McMegan: Given that the 100 year projections involve carbon concentrations below 1,000 ppm, the statement that "all the stuff we're burning was in the atmosphere" is correct. Was every hydrocarbon in the ground in the atmosphere? Probably not. But every hydrocarbon in the ground is not recoverable, so that's not a very interesting question.

tinisoli: Why don't you just clarify what you meant and then we'll see if it actually meant what you're nor pretending it did?

McMegan: I wasn't unclear. You and Anirprof decided that I must have meant something else, and proceeded to argue furiously against something I didn't say.

The estimated reserve life of the major oil reserves clocks in at under 150 years. By then, we'll have figured out something else, or the economy will collapse anyway, and we won't need to worry about greenhouse gasses.

anirprof: Plus about four other commenters above and below this point who read it the same way, so I wouldn't be so quick to assert there was nothing wrong with the phrasing. Given what you say you were trying to communicate, TakuanSoho's comment below suggests a phrasing that makes a lot more sense than the original.

McMegan
: In my experience, there are a number of issues where people stop reading about halfway through, and start arguing with the opponent in their head. This is one of them.

Brian Despain: That's one of the best quotes you have ever had Megan. This thread is great evidence for that. [Teacher's pet.]

downpuppy: And like all Megan quotes, makes more sense when you realize it's about Megan. Nobody is claiming that global warming is a threat to all life on earth, so Megan writes a post to say that everybody who claims that global warming will end life on earth is a doodyhead.

By writing it really badly & throwing in some rubbish about CO2, she gets 3 more posts to respond to people who haven't noticed that she really hasn't said anything worth reading.

double win!

Norman Rogers: Does the opponent in your head make you set fires and laugh at inappropriate moments?

Syz: Shorter Megan: After my arguments have been thoroughly debunked, I like to switch to ad hominem attacks. Also too, Zosima is a snot-nosed know-nothing brat and I really should get around to banning him cause he keeps embarrassing me with his mastery of 9th grade math.

9 comments:

Anonymous said...

I love the person in the comments who makes a flip remark about how bees "used" to be dying too. Somebody informs him that they still are, and he argues that he still sees them in his town, so that means they're fine.

Climate change deniers use this same logic across the board, I guess. If you look out your window and everything's ok, then everything is ok everywhere.

Downpuppy said...

DeSpain was actually getting in a dig at Megan.
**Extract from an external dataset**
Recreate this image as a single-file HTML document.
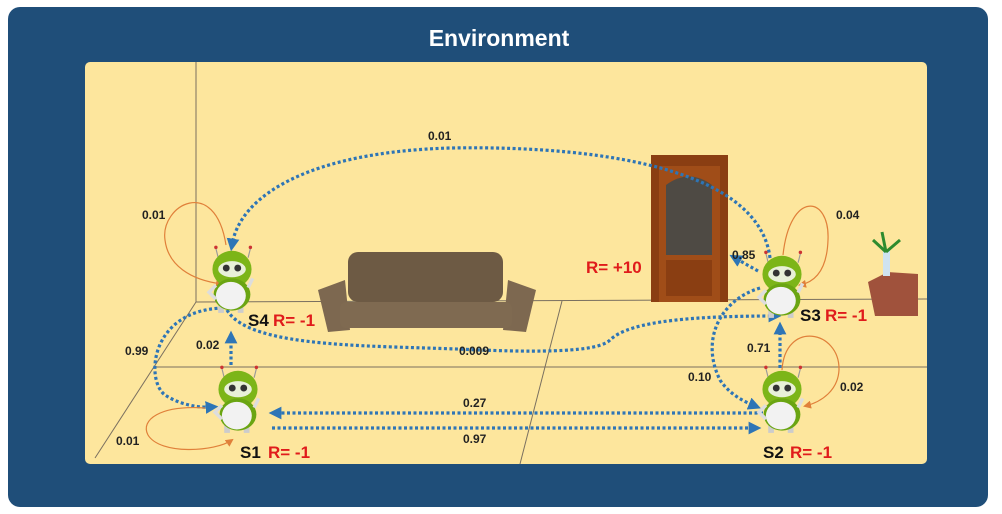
<!DOCTYPE html>
<html><head><meta charset="utf-8"><style>
html,body{margin:0;padding:0;background:#fff;}
svg{display:block;font-family:"Liberation Sans",sans-serif;}
.p{font-size:12px;font-weight:bold;fill:#222;}
.s{font-size:17px;font-weight:bold;fill:#111;}
.r{font-size:17px;font-weight:bold;fill:#e01b1b;}
.dot{fill:none;stroke:#2e75b6;stroke-width:3.2;stroke-dasharray:3 2.5;}
.loop{fill:none;stroke:#e0803a;stroke-width:1.2;}
.wall{stroke:#7a7060;stroke-width:1;fill:none;}
</style></head><body>
<svg width="1002" height="514" viewBox="0 0 1002 514">
<defs>
<marker id="ab" markerWidth="4" markerHeight="4" refX="2" refY="2" orient="auto" markerUnits="strokeWidth"><path d="M0,0 L4,2 L0,4 Z" fill="#2e75b6"/></marker>
<marker id="ao" markerWidth="8" markerHeight="8" refX="6" refY="4" orient="auto" markerUnits="userSpaceOnUse"><path d="M0,0 L8,4 L0,8 Z" fill="#e0803a"/></marker>
<g id="robot">
<line x1="-14" y1="-30" x2="-12" y2="-22" stroke="#999" stroke-width="1"/>
<line x1="16" y1="-30" x2="14" y2="-22" stroke="#999" stroke-width="1"/>
<circle cx="-14" cy="-31" r="1.5" fill="#c33"/><circle cx="16" cy="-31" r="1.5" fill="#c33"/>
<rect x="-12" y="14" width="5" height="12" fill="#ccc"/><rect x="5" y="14" width="5" height="12" fill="#ccc"/>
<ellipse cx="0" cy="-12" rx="17" ry="16" fill="#7cb518"/>
<ellipse cx="0" cy="-12" rx="12" ry="7" fill="#e8f0d8"/>
<circle cx="-5" cy="-13" r="3" fill="#333"/><circle cx="5" cy="-13" r="3" fill="#333"/>
<ellipse cx="0" cy="10" rx="16" ry="14" fill="#6aa512"/>
<ellipse cx="-1" cy="11" rx="13" ry="12" fill="#f2f2f2"/>
<path d="M-14,2 L-20,8 L-14,14" stroke="#ddd" stroke-width="3" fill="none"/>
<path d="M14,4 L18,-4" stroke="#ddd" stroke-width="3" fill="none"/>
</g>
</defs>
<rect x="8" y="7" width="980" height="500" rx="12" fill="#1f4e79"/>
<text x="499" y="46" text-anchor="middle" font-size="23" font-weight="bold" fill="#fff">Environment</text>
<rect x="85" y="62" width="842" height="402" rx="5" fill="#fde69d"/>
<g>
<line class="wall" x1="196" y1="62" x2="196" y2="302"/>
<line class="wall" x1="196" y1="302" x2="927" y2="299"/>
<line class="wall" x1="196" y1="302" x2="95" y2="458"/>
<line class="wall" x1="155" y1="367" x2="927" y2="367"/>
<line class="wall" x1="562" y1="301" x2="520" y2="464"/>
</g>
<g>
<rect x="348" y="252" width="155" height="50" rx="10" fill="#6d5a44"/>
<path d="M318,290 L345,280 L350,330 L328,332 Z" fill="#7d6850"/>
<path d="M536,290 L508,280 L503,330 L526,332 Z" fill="#7d6850"/>
<rect x="340" y="302" width="172" height="26" rx="6" fill="#7f6a51"/>
</g>
<g>
<rect x="651" y="155" width="77" height="147" fill="#8a3e12"/>
<rect x="659" y="166" width="61" height="136" fill="#a04d18"/>
<path d="M666,255 L666,185 Q689,168 712,185 L712,255 Z" fill="#4e4a44"/>
<rect x="666" y="260" width="46" height="36" fill="#8a3e12"/>
</g>
<g>
<path d="M868,282 L888,272 L918,274 L918,316 L875,316 Z" fill="#a0523c"/>
<rect x="883" y="250" width="7" height="26" fill="#cfe3f0"/>
<path d="M886,252 L873,240 M886,252 L900,240 M886,252 L882,232" stroke="#2e8b2e" stroke-width="3"/>
</g>
<text x="586" y="273" class="r">R= +10</text>
<g>
<path class="dot" d="M770,258 C760,175 620,145 450,148 C310,152 240,195 232,245" marker-end="url(#ab)"/>
<path class="dot" d="M758,271 L735,258" marker-end="url(#ab)"/>
<path class="dot" d="M227,310 C250,350 380,345 480,350 C560,353 600,350 610,340 C630,320 700,316 775,316" marker-end="url(#ab)"/>
<path class="dot" d="M760,288 C720,300 700,340 720,380 C730,395 745,402 755,406" marker-end="url(#ab)"/>
<path class="dot" d="M780,368 L780,328" marker-end="url(#ab)"/>
<path class="dot" d="M223,308 C150,310 145,380 165,395 C180,405 200,408 212,407" marker-end="url(#ab)"/>
<path class="dot" d="M231,365 L231,337" marker-end="url(#ab)"/>
<path class="dot" d="M763,413 L275,413" marker-end="url(#ab)"/>
<path class="dot" d="M272,428 L755,428" marker-end="url(#ab)"/>
<path class="loop" d="M226,245 C215,175 160,205 165,240 C168,265 190,280 222,284" marker-end="url(#ao)"/>
<path class="loop" d="M783,255 C790,190 830,195 828,240 C827,270 815,282 800,285" marker-end="url(#ao)"/>
<path class="loop" d="M782,370 C785,320 840,330 839,370 C838,390 822,402 805,406" marker-end="url(#ao)"/>
<path class="loop" d="M205,408 C160,405 140,420 148,435 C160,455 215,452 232,440" marker-end="url(#ao)"/>
</g>
<use href="#robot" transform="translate(232,283) scale(1.15)"/>
<use href="#robot" transform="translate(238,403) scale(1.15)"/>
<use href="#robot" transform="translate(782,288) scale(1.15)"/>
<use href="#robot" transform="translate(782,403) scale(1.15)"/>
<g>
<text x="248" y="326" class="s">S4</text><text x="273" y="326" class="r">R= -1</text>
<text x="240" y="458" class="s">S1</text><text x="268" y="458" class="r">R= -1</text>
<text x="800" y="321" class="s">S3</text><text x="825" y="321" class="r">R= -1</text>
<text x="763" y="458" class="s">S2</text><text x="790" y="458" class="r">R= -1</text>
</g>
<g>
<text x="428" y="140" class="p">0.01</text>
<text x="142" y="219" class="p">0.01</text>
<text x="836" y="219" class="p">0.04</text>
<text x="732" y="259" class="p">0.85</text>
<text x="125" y="355" class="p">0.99</text>
<text x="196" y="349" class="p">0.02</text>
<text x="459" y="355" class="p">0.009</text>
<text x="747" y="352" class="p">0.71</text>
<text x="688" y="381" class="p">0.10</text>
<text x="840" y="391" class="p">0.02</text>
<text x="463" y="407" class="p">0.27</text>
<text x="463" y="443" class="p">0.97</text>
<text x="116" y="445" class="p">0.01</text>
</g>
</svg>
</body></html>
It went clear over my head until I'd read his other comments, which are quite solid.

Anonymous said...

Wow, if it weren't for the variou sock puppets supporting her it looks like there'd be no one left in her comment thread who isn't making fun of her.

aimai

Anonymous said...

They're making satire impossible. The bee comment seemed sincere to me as well.

Syz said...

With Megan, I never know if it is ignorance, an astonishing lack of self-awareness or gross hypocrisy.

She leads with "it's one paper", implying we should be skeptical. Yet Megan based an entire season of work on a single industry-funded Rand study. Conveniently, it found that health care innovation is driven by industry profits (which are sacred and should never, ever go down even if that means grandma has to die.)

tigris said...

"In my experience, there are a number of issues where people stop reading about halfway through, and start arguing with the opponent in their head" says the gal who can't even be bothered to figure out that her own citation doesn't support her poorly phrased assertion.

Batocchio said...

Oyy, another train wreck. She really is a polydolt.

(BTW, is the formatting in your first 4 paragraphs a bit off? It threw me briefly.)

SpyHill said...

In addition to the Business and Economics editor of the Atlantic, I hope Megan becomes the Science editor as well. Sample blog post:

Fucking magnets - how DO they work?

Kathy said...

Her "Science" opinions are probably quasi-creationist; or at least she'll claim, using all sorts of half-assed "facts" to support her opinion, that Creationism IS science and deserves a Fair Hearing! Shut Up That's Why!

People like Megan (Loadpants, Brooks; ALL the Tighty-Rightys) seem to believe every subject is a Propaganda source: science, art, literature, economics- you name it.

And when confronted with the dammed Liberally-biased Facts, she will contort herself into bizzarre shapes to insist they support her Faux (Fox) Libertarianism. Sometimes its funny, other times it is as disgusting and contemptible as the people who argued and denied "germ theory" when it was first presented.